Gender Subversiveness and Queerness in Sheridan Le Fanu’s Carmilla (1872) and Bram Stoker’s Dracula (1897)
Summary
This thesis analyzes gender subversiveness and queerness in Sheridan Le Fanu's Carmilla (1872) and Bram Stoker's Dracula (1897). It argues that the novels anticipate radical reimaginings of gender and sexuality, such as Judith Butler's theory of gender performativity. Both Carmilla and Dracula consistently characterize their vampires as performing their genders rather than possessing them innately, or as having both distinctly feminine and masculine characteristics simultaneously.
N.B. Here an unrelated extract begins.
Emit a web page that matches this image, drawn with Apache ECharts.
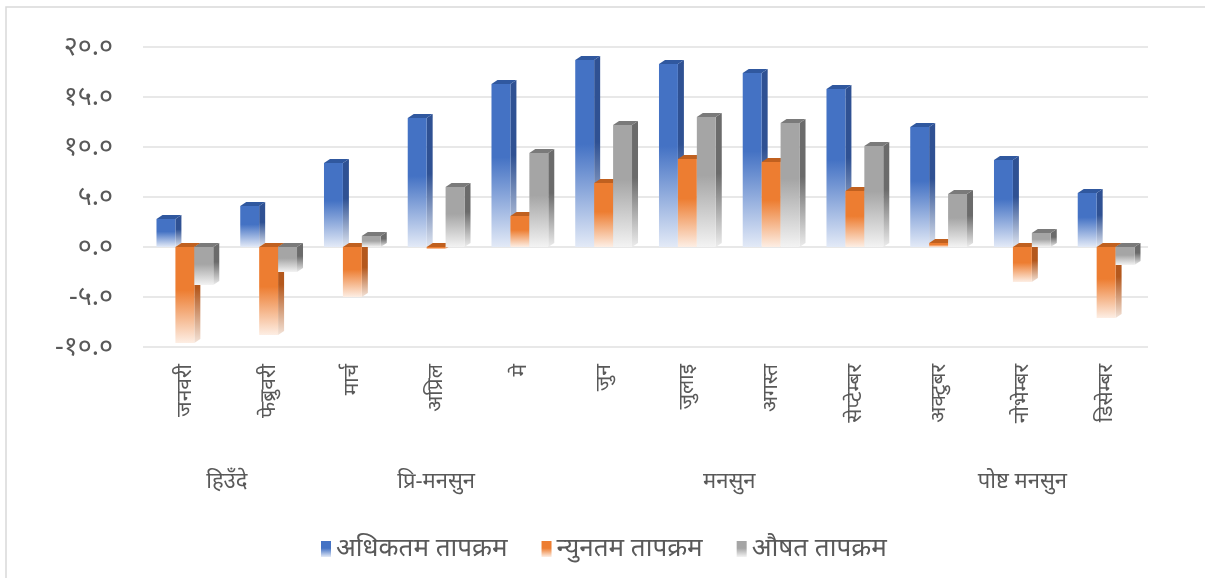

The novels also show a fascination with sexual queerness (both homosexuality and non-normative heterosexuality), as they consistently reinforce the overt and covert queerness of the vampiric characters. However, though both Carmilla and Dracula conceptualize a world where sexuality and gender roles are not as rigid as Victorian society would generally prefer them to be, the novels also strain to monstrify their androgynous and queer characters. Thus, through the figure of the monstrous vampire, Carmilla and Dracula show a fascination and obsession with gender- and sexual queerness, and amplify undercurrents of shifting attitudes towards these issues in late-Victorian Britain. They anticipate radical theories of gender as performance, and they depict queer disruptions of the structures of homoerotic male and female friendships.